生育遅れも「品質はいい」 今季第1回養殖ワカメ入札 高海水温影響で少量スタート

▲ 高海水温の影響が懸念される中、今季もワカメ入札会がスタート

 今季の第1回県下合同養殖ワカメ入札会は13日、大船渡市大船渡町の県漁連南部支所で開かれた。塩蔵ワカメの上場数量は14・8㌧で、前年の2・12㌧からわずかに持ち直したものの、高海水温による生育遅れで依然として低水準が続く。気仙からは広田湾の広田・北浜、同・南浜が上場し、芯抜き1等値は北浜の2万7003円(10㌔)で、昨年の気仙最高値を5%上回った。昨年は減産によって大幅に価格が高騰した中、今後の数量や単価の動きに注目が集まる。
 今季初の入札には、県内外から買い付け業者37社が参加。塩蔵ワカメの上場は陸前高田市の広田湾漁協、宮古市の重茂漁協、田老町漁協のみだった。
 合計数量は、15㌔入りが986ケース、14・8㌧。過去最低水準となった昨年の141ケース、2・12㌧の約7倍となったが、例年と比べ少ない状況が続いている。

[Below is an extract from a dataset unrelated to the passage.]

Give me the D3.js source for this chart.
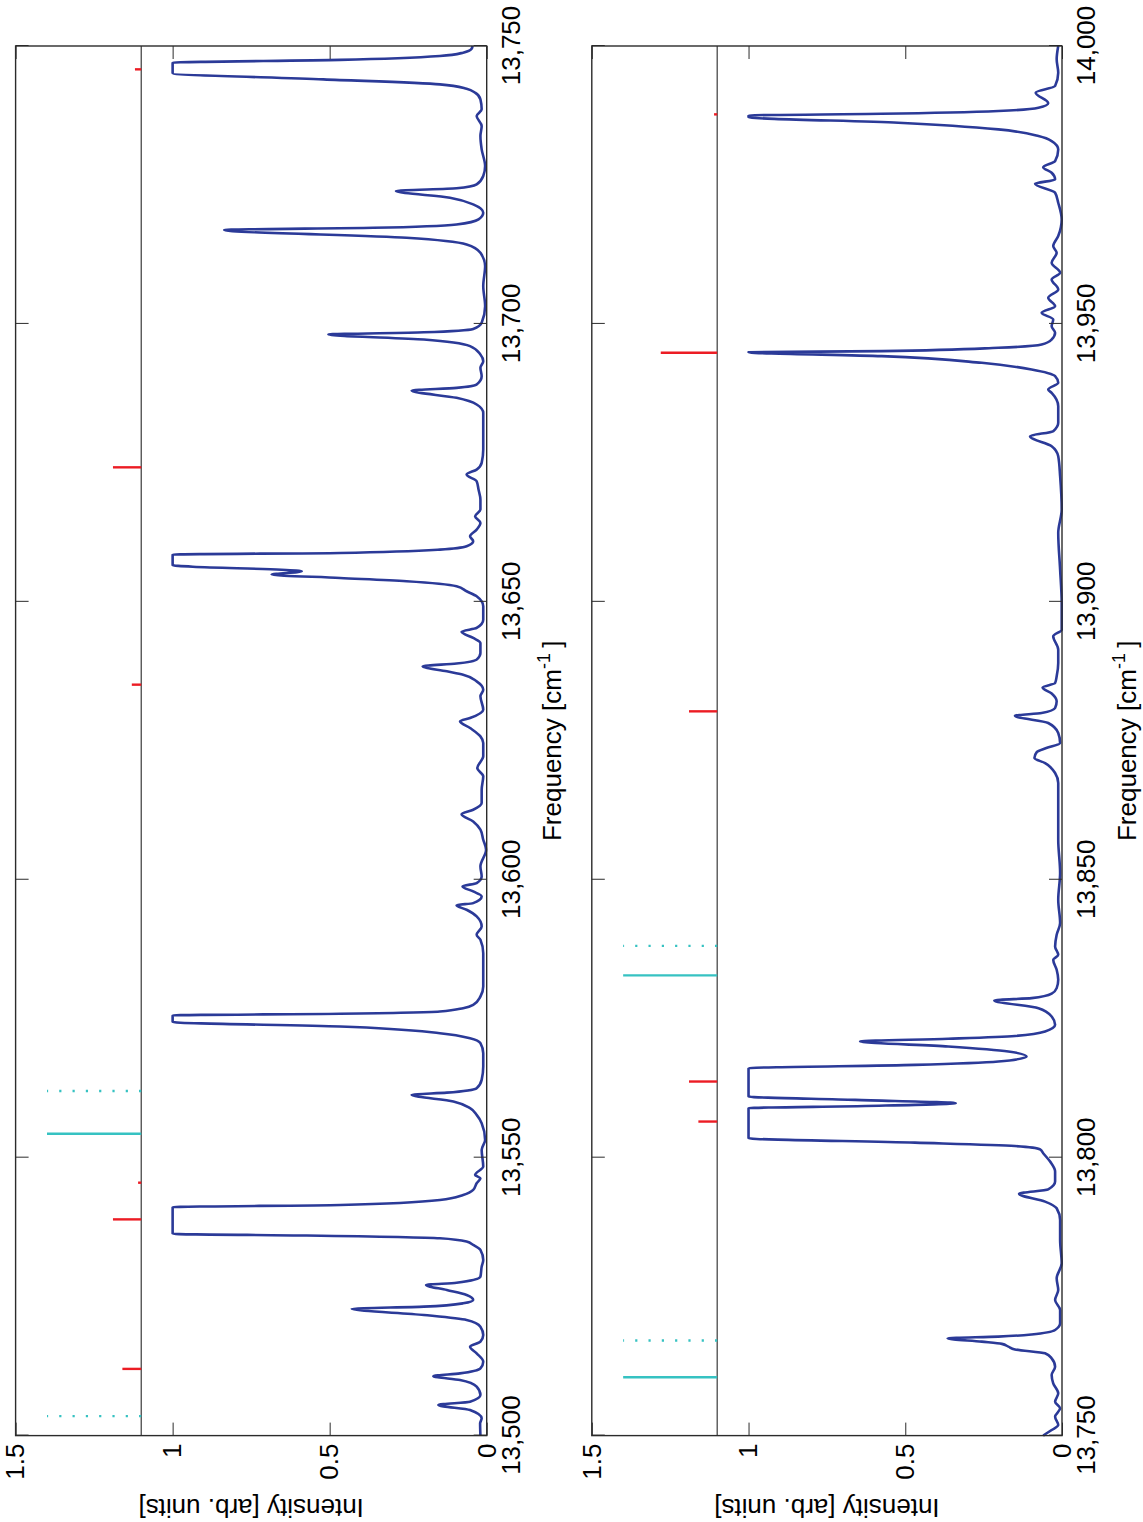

 本来は同支所の見付会場いっぱいにワカメの見本品が並ぶが、今年も数量が少なく、やや寂しい印象に。入札参加業者らは、真剣な目つきでワカメの色や品質などを見定め、意見を交わす姿も見られた。
 漁協関係者や買い付け人らによると、今年も海水温の影響で種付けや種まきが後ろ倒しとなり、その結果、生育にも遅れがみられるという。それでも、見本品を手にした関係者からは「品質はいい」といった声が聞かれた。
 昨年は海水温も高く、種付けや種まきが1カ月~1カ月半遅れ、生育に大きな影響を及ぼした。数量は大幅な減少となり、単価は10㌔当たり4万円目前まで高騰した。
 会場を訪れた、国内の加工、販売、流通業者らで構成する三陸ワカメ買受人会の会長を務めるリアス海藻店=釜石市=の平野嘉隆代表取締役(53)は「品質はまずまずで、入札の初回を飾るのにふさわしいのでは。昨年があまりにも悪すぎる状況だったが、今年は2、3月で水温が下がってきている。生産者の高齢化も進んでおり、違う手法で収穫するなど、生産量を増やしていければ」と話していた。
 入札の結果、広田湾(広田・北浜)の芯抜き1等の10㌔価格は2万7003円。昨年を5%(1203円)上回り、同・南浜も2万6999円と同程度の単価となった。全体では、重茂の2万8000円が最も高い値となった。
 次回入札は27日(木)に予定。今季は、5月上旬まで入札日程が組まれる見込み。